Terlahir sebagai generasi ketiga, membuat Tock berusaha meneruskan profesi pendahulunya, menjadi seorang pelawak. Akan tetapi penampilan perdananya tidak memuaskan grup lawak sang ayah.
“The Little Comedian” merupakan drama komedi asal Thailand yang terpusat pada kehidupan seorang bocah 12 tahun yang bernama Mr. Lor-Tock Pa-Plern, yang diperankan oleh Chawin Likitjareonpong. Adegan pertama dimulai lewat adegan seorang perempuan yang sedang melahirkan, yang ternyata merupakan Ibu Tock. Semenjak kegagalannya pada panggung perdananya, Tock tidak pernah diajak sang Ayah untuk menemaninya menghibur penonton.
Kegagalan ini membuat Tock termotivasi untuk berusaha menjadi penerus yang mampu membuat orang tertawa. Ia kemudian menggunakan kedua temannya untuk melakukan pentas stand up comedy, walaupun tanpa penonton dan semuanya berasal dari arahan Tock.
Suatu ketika, Ia bertemu dengan seorang dokter kecantikan temannya, Dr. Ice, yang diperankan oleh Julia Taylor. Ia mengetahuinya ketika membututi sahabatnya yang tiba-tiba pergi tanpa alasan jelas. Terpukau dengan kecantikan Dr. Ice, Tock kemudian punya misi baru: ingin memiliki jerawat. Ia kemudian berusaha makan coklat sebanyak-banyaknya, dan lewat pinjaman uang tabungan adiknya, Ia berhasil mewujudkan misi kecilnya.
Pertemuan dengan Dr. Ice memberikan sebuah transisi cerita yang kemudian terfokus pada keduanya. Film ini cukup membuat saya geli, ketika Tock yang berusia 12 tahun crush pada seorang dokter cantik yang berusia 13 tahun diatasnya. Salah satu yang menambah ketertarikan Tock adalah kebiasaan Dr. Ice yang selalu tertawa dengan lelucon-lelucon Tock yang tidak terlalu lucu. Akankah Tock berhasil merebut hati Dr. Ice?

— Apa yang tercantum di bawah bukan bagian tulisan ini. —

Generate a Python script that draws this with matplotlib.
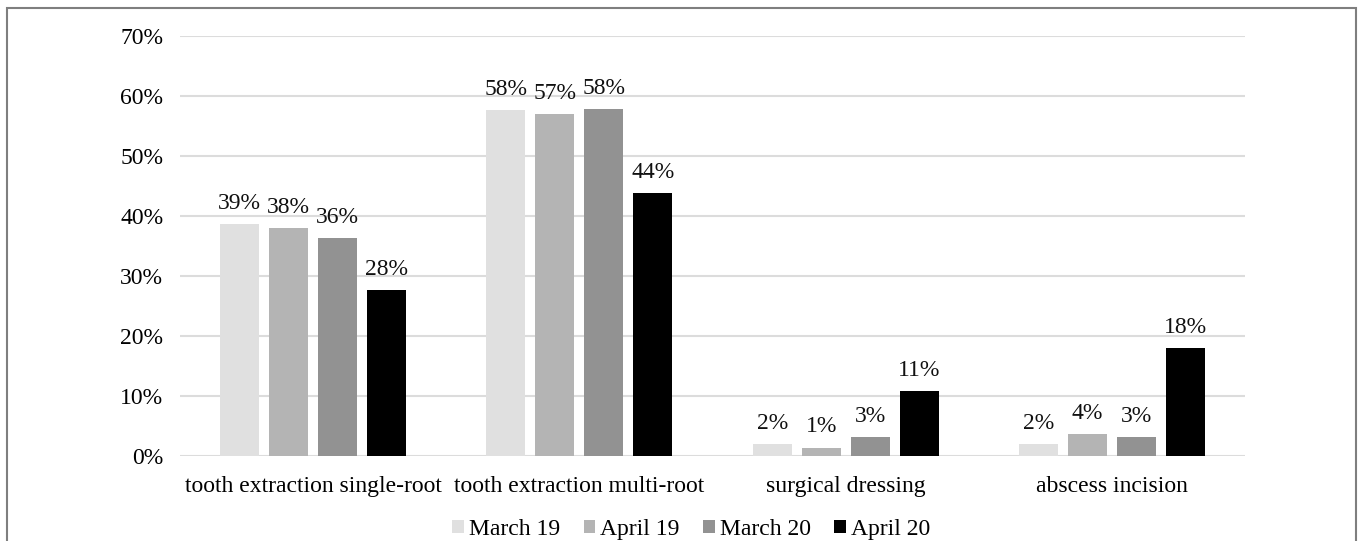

Film besutan dua sutradara, Witthaya Thongyooyong dan Mez Tharathorn ini punya premis yang menarik. Saya senang dengan penggarapan dan penampilan karakter yang cukup terbilang outstanding untuk film kelas Asia, seperti sosok Tock, Plern, Dr. Ice, hingga adik Tock. Walaupun ceritanya punya banyak dialog yang mungkin belum tentu jenaka bagi penonton non-Thailand, akan tetapi bila dicermati film ini masih punya pesan. Plot film ini hampir agak serupa dengan “Hello Ghost”-nya Korea yang punya plot komedi di bagian-bagian awal, sebelum akhirnya masuk ke klimaks yang dramatis.
Penampilan Chawin Likitjareonpong dalam film ini perlu diacungi jempol. Walaupun masih terbilang children actor dalam film ini, Likitjareonpong cukup mencuri penonton untuk berpikir dari perspektifnya yang merasa disakiti. Paula Taylor sebagai love interest dalam film ini juga cukup menjadi pemberi warna dari jajaran pemainnya, biar hanya memerankan karakter yang tidak terlalu menonjol tetapi penting dalam kisahnya.
Sisanya, ada dua aktor yang lebih memukau dari Likijareonpong. Pertama, adalah sosok Plern, ayah Tock, yang diperankan Jaturong Mokjok. Mokjok benar-benar menghadirkan karakter Ayah yang betul-betul family man, diluar profesinya yang kadang membuat harus tampil seperti transvestite. Salah satu yang cukup menyentuh dari kisahnya adalah ketika Plern menasihati Tock: “But what girls like the most is a family man!”
Tidak ketinggalan adalah karakter adik Tock, Salmon, yang diperankan oleh Nichapat Charurattanawaree. Walaupun tidak punya peran yang cukup penting, karakter Salmon selalu mendominasi lewat kelucuannya ketika Ia hadir. Charurattanawaree menampilkan sebuah kualitas real comedy talent, yang cukup membuat penonton terbahak-bahak.
Film ini memulai premiere-nya pada ajang 15th Busan International Film Festival dalam bagian program A Window on Asian Cinema, sebelum akhirnya ikut serta lagi di 14th Shanghai International Film Festival dalam Panorama – Global Village: Thai Week. Secara keseluruhan, penggarapan film ini memang masih agak terbilang kurang. Di luar dari itu semua, saya cukup menyukai pelajaran dari film pre-coming of age ini akan ketulusan, keluarga, dan cara Ia memahami dirinya sendiri.